### GIVEN PROBLEM
Select all lines holding the word "this" from the entries that follow.

________

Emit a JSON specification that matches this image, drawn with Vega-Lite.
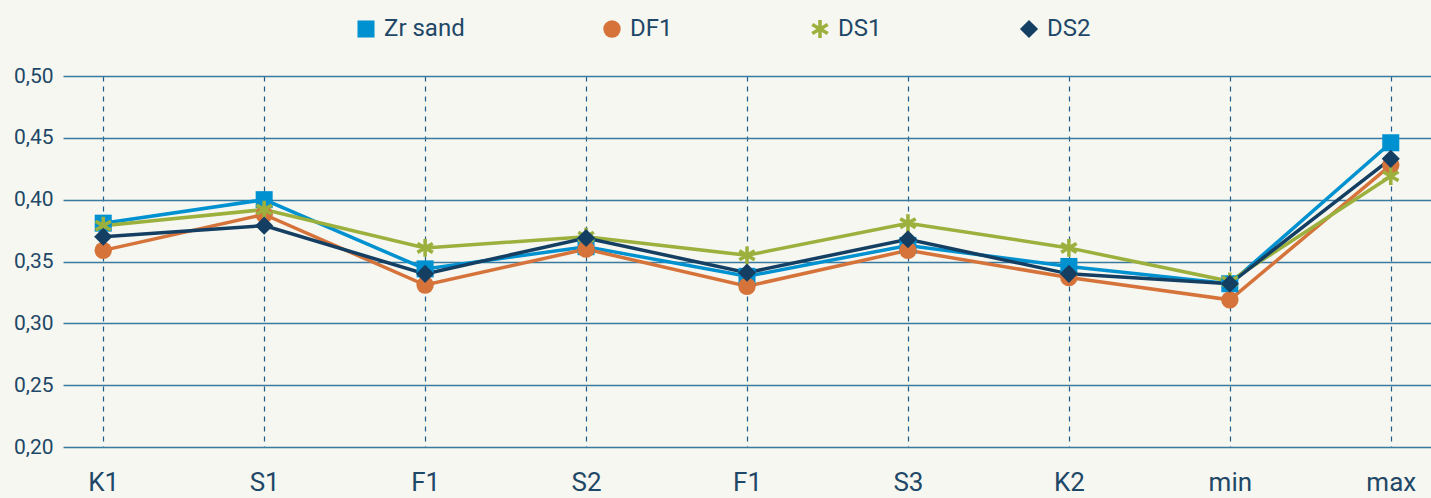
{
  "$schema": "https://vega.github.io/schema/vega-lite/v6.json",
  "width": 1368,
  "height": 371,
  "autosize": "none",
  "padding": {"left": 63, "top": 76, "right": 0, "bottom": 51},
  "background": "#f6f7f0",
  "config": {
    "view": {"stroke": null},
    "font": "Roboto",
    "legend": {
      "orient": "none",
      "legendX": 291,
      "legendY": -59,
      "direction": "horizontal",
      "columnPadding": 135,
      "labelFontSize": 24,
      "labelColor": "#1f4767",
      "labelFont": "Roboto",
      "symbolSize": 260,
      "labelOffset": 6,
      "symbolStrokeWidth": 0
    }
  },
  "data": {
    "values": [
      {"cat": "K1", "series": "Zr sand", "value": 0.381},
      {"cat": "K1", "series": "DF1", "value": 0.359},
      {"cat": "K1", "series": "DS1", "value": 0.379},
      {"cat": "K1", "series": "DS2", "value": 0.370},
      {"cat": "S1", "series": "Zr sand", "value": 0.400},
      {"cat": "S1", "series": "DF1", "value": 0.388},
      {"cat": "S1", "series": "DS1", "value": 0.392},
      {"cat": "S1", "series": "DS2", "value": 0.379},
      {"cat": "F1a", "series": "Zr sand", "value": 0.344},
      {"cat": "F1a", "series": "DF1", "value": 0.331},
      {"cat": "F1a", "series": "DS1", "value": 0.361},
      {"cat": "F1a", "series": "DS2", "value": 0.340},
      {"cat": "S2", "series": "Zr sand", "value": 0.362},
      {"cat": "S2", "series": "DF1", "value": 0.360},
      {"cat": "S2", "series": "DS1", "value": 0.370},
      {"cat": "S2", "series": "DS2", "value": 0.369},
      {"cat": "F1b", "series": "Zr sand", "value": 0.338},
      {"cat": "F1b", "series": "DF1", "value": 0.330},
      {"cat": "F1b", "series": "DS1", "value": 0.355},
      {"cat": "F1b", "series": "DS2", "value": 0.341},
      {"cat": "S3", "series": "Zr sand", "value": 0.363},
      {"cat": "S3", "series": "DF1", "value": 0.359},
      {"cat": "S3", "series": "DS1", "value": 0.381},
      {"cat": "S3", "series": "DS2", "value": 0.368},
      {"cat": "K2", "series": "Zr sand", "value": 0.346},
      {"cat": "K2", "series": "DF1", "value": 0.337},
      {"cat": "K2", "series": "DS1", "value": 0.361},
      {"cat": "K2", "series": "DS2", "value": 0.340},
      {"cat": "min", "series": "Zr sand", "value": 0.332},
      {"cat": "min", "series": "DF1", "value": 0.319},
      {"cat": "min", "series": "DS1", "value": 0.334},
      {"cat": "min", "series": "DS2", "value": 0.332},
      {"cat": "max", "series": "Zr sand", "value": 0.446},
      {"cat": "max", "series": "DF1", "value": 0.428},
      {"cat": "max", "series": "DS1", "value": 0.419},
      {"cat": "max", "series": "DS2", "value": 0.433}
    ]
  },
  "encoding": {
    "x": {
      "field": "cat",
      "type": "nominal",
      "sort": null,
      "scale": {"type": "point", "domain": ["K1", "S1", "F1a", "S2", "F1b", "S3", "K2", "min", "max"], "padding": 0.25},
      "axis": {
        "title": null,
        "labelAngle": 0,
        "labelExpr": "datum.label == 'F1a' || datum.label == 'F1b' ? 'F1' : datum.label",
        "labelFontSize": 26,
        "labelColor": "#1f4767",
        "labelPadding": 22,
        "domain": false,
        "ticks": false,
        "grid": true,
        "gridDash": [5, 5],
        "gridColor": "#1f5c8a",
        "gridWidth": 1.2
      }
    },
    "y": {
      "field": "value",
      "type": "quantitative",
      "scale": {"domain": [0.2, 0.5], "nice": false, "zero": false},
      "axis": {
        "title": null,
        "values": [0.2, 0.25, 0.3, 0.35, 0.4, 0.45, 0.5],
        "labelExpr": "replace(format(datum.value, '.2f'), '.', ',')",
        "labelFontSize": 21,
        "labelColor": "#1f4767",
        "labelPadding": 10,
        "domain": false,
        "ticks": false,
        "grid": true,
        "gridColor": "#3b7aa0",
        "gridWidth": 1.5
      }
    },
    "color": {
      "field": "series",
      "type": "nominal",
      "scale": {"domain": ["Zr sand", "DF1", "DS1", "DS2"], "range": ["#0091d0", "#d5733a", "#9bb03d", "#143f63"]},
      "legend": {"title": null}
    }
  },
  "layer": [
    {"mark": {"type": "line", "strokeWidth": 3.5}},
    {
      "mark": {"type": "point", "filled": true, "opacity": 1},
      "encoding": {
        "shape": {
          "field": "series",
          "type": "nominal",
          "scale": {
            "domain": ["Zr sand", "DF1", "DS1", "DS2"],
            "range": ["square", "circle", "M-0.2,-1L0.2,-1L0.2,-0.346L0.766,-0.673L0.966,-0.327L0.4,0L0.966,0.327L0.766,0.673L0.2,0.346L0.2,1L-0.2,1L-0.2,0.346L-0.766,0.673L-0.966,0.327L-0.4,0L-0.966,-0.327L-0.766,-0.673L-0.2,-0.346Z", "diamond"]
          },
          "legend": {"title": null}
        },
        "size": {
          "field": "series",
          "type": "nominal",
          "scale": {"domain": ["Zr sand", "DF1", "DS1", "DS2"], "range": [290, 330, 240, 500]},
          "legend": null
        }
      }
    }
  ]
}
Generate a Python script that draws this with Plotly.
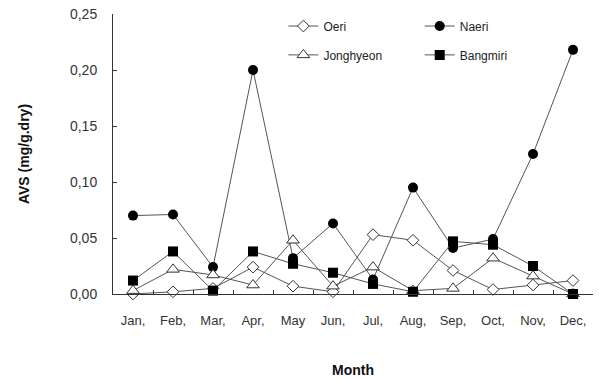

________

### FULL ANSWER
Emit a JSON specification that matches this image, drawn with Vega-Lite.
Generate a Python script that draws this with Plotly.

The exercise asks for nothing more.